Profitability of CGD players in Delhi and Mumbai to be hit
In the CGD sector, the share of domestic gas in total consumption is relatively low at around 50 per cent. However, the impact of domestic gas price increase would vary based on domestic gas allocation to individual CGD players. For every USD 1/mmbtu increase in domestic gas prices, input costs would increase by about 10 per cent for players operating in the Delhi / NCR (Indraprastha Gas) and Mumbai (Mahanagar Gas) regions where the share of domestic gas in total consumption is high at about 80 per cent. We believe that the profitability of these players would be impacted, since they would be able to only partially pass on the increase in cost. On the other hand, in Gujarat, where the share of domestic gas in total consumption is lower at about 30 per cent, input costs of players (GSPC Gas and Gujarat Gas) would go up marginally by 3 per cent for every USD 1/mmbtu increase in domestic gas prices.

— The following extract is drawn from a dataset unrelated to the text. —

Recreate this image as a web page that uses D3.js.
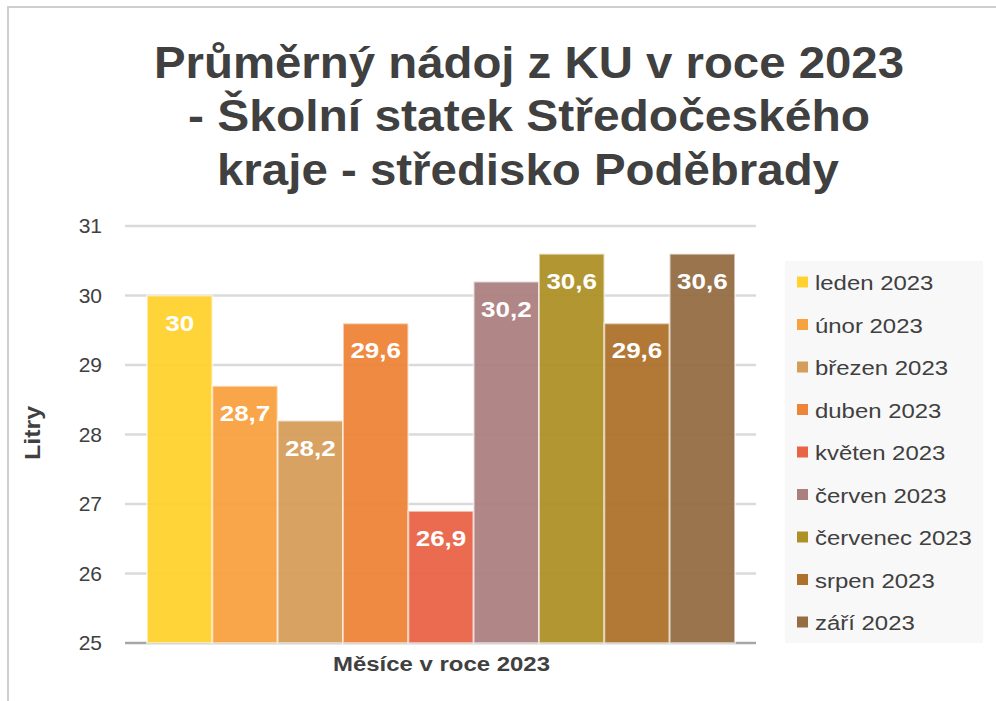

Disclaimer: This report (Report) has been commissioned by the Company/Investor/Exchange and prepared by CRISIL. The report is based on data publicly available or from sources considered reliable by CRISIL (Data). However, CRISIL does not guarantee the accuracy, adequacy or completeness of the Data / Report and is not responsible for any errors or omissions or for the results obtained from the use of Data / Report. Opinions expressed herein are CRISIL's opinions as on the date of this Report.  The Data / Report are subject to change without any prior notice. Nothing in this Report constitutes investment, legal, accounting or tax advice or any solicitation, whatsoever. The Report is not a recommendation to buy / sell or hold any securities of the Company. CRISIL especially states that it has no financial liability, whatsoever, to the subscribers / users of this Report. This Report is for the personal information of the authorized recipient only. This Report should not be reproduced or redistributed or communicated directly or indirectly in any form to any other person or published or copied in whole or in part especially outside India, for any purpose.